Even if some observers see that what happened as just a round in a political battle that will not eliminate Ennahda movement, the exceptional measures taken by Said will expose much of what happened in Tunisia during the past few years and the roles of the movement that harmed the country’s stability and economic capabilities, hitting its popularity to the core.

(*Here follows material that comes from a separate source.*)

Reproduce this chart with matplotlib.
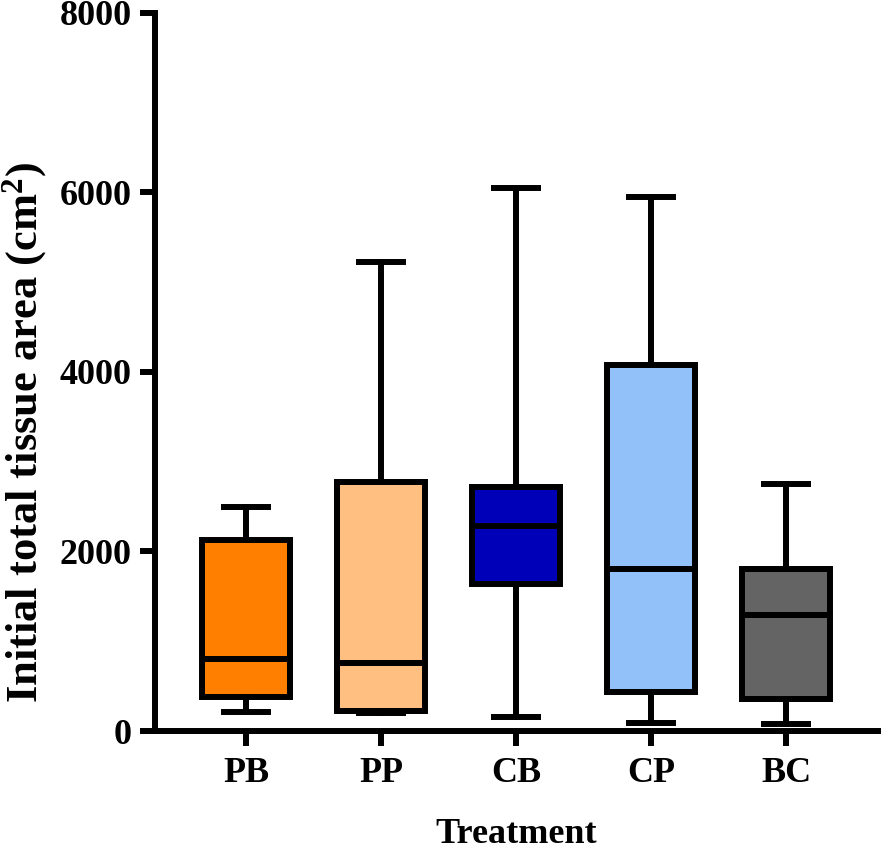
import matplotlib
matplotlib.use("Agg")
import matplotlib.pyplot as plt

categories = ["PB", "PP", "CB", "CP", "BC"]
whisker_low = [215, 200, 160, 86, 75]
q1 = [382, 226, 1635, 438, 357]
median = [806, 761, 2288, 1805, 1292]
q3 = [2128, 2771, 2715, 4075, 1802]
whisker_high = [2492, 5229, 6047, 5946, 2752]
colors = ["#FF8000", "#FFBF80", "#0000B8", "#92C0F8", "#646464"]

plt.rcParams['font.family'] = ['Liberation Serif', 'DejaVu Serif']
plt.rcParams['font.weight'] = 'bold'
plt.rcParams['mathtext.fontset'] = 'custom'
plt.rcParams['mathtext.rm'] = 'Liberation Serif:bold'
plt.rcParams['mathtext.it'] = 'Liberation Serif:bold'
plt.rcParams['mathtext.bf'] = 'Liberation Serif:bold'

fig = plt.figure(figsize=(8.86, 8.52), dpi=100)
ax = fig.add_axes([155/886, 1 - 731/852, (878-155)/886, (731-12.7)/852])

stats = []
for i, c in enumerate(categories):
    stats.append(dict(label=c, whislo=whisker_low[i], q1=q1[i], med=median[i],
                      q3=q3[i], whishi=whisker_high[i], fliers=[]))

lw = 4.3
bp = ax.bxp(stats, positions=range(1, 6), widths=0.65, patch_artist=True,
            showfliers=False, capwidths=0.33,
            boxprops=dict(linewidth=lw, edgecolor='black'),
            medianprops=dict(linewidth=lw, color='black'),
            whiskerprops=dict(linewidth=lw, color='black'),
            capprops=dict(linewidth=lw, color='black'))
for patch, col in zip(bp['boxes'], colors):
    patch.set_facecolor(col)
    patch.set_joinstyle('miter')

ax.set_xlim(0.326, 5.68)
ax.set_ylim(0, 8000)
ax.set_yticks([0, 2000, 4000, 6000, 8000])
ax.set_xticks(range(1, 6))
ax.set_xticklabels(categories)
for s in ['top', 'right']:
    ax.spines[s].set_visible(False)
for s in ['left', 'bottom']:
    ax.spines[s].set_linewidth(lw)
ax.tick_params(axis='both', width=lw, length=11, labelsize=26, pad=6)
ax.tick_params(axis='x', pad=8)
ax.set_ylabel("Initial total tissue area (cm$^{2}$)", fontsize=32, fontweight='bold')
ax.yaxis.set_label_coords(-0.147, 0.416)
ax.set_xlabel("Treatment", fontsize=26, fontweight='bold', labelpad=20)
for lab in ax.get_xticklabels() + ax.get_yticklabels():
    lab.set_fontweight('bold')

fig.savefig("out.png", dpi=100)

All of this will make its exit from the political scene or the decline of its influence inevitable.
But the cost, which will be exorbitant, is that Tunisia’s fledgling democracy will be tainted by exceptional measures, which citizens may become accustomed to accept in order to ensure a minimum level of political stability, much like the Egyptians accepted to end the chaos that accompanied the Brotherhood’s presence in power.
Therefore, if the exit of the Muslim Brotherhood from the Egyptian political scene was hard and fast, the exit of Ennahda from the Tunisian political scene would be smooth and slow.
Thus, experience tells us that the answer was Egypt, not Tunisia: Whatever the dynamics of politics, whatever the country, international religious organizations are killing democracy.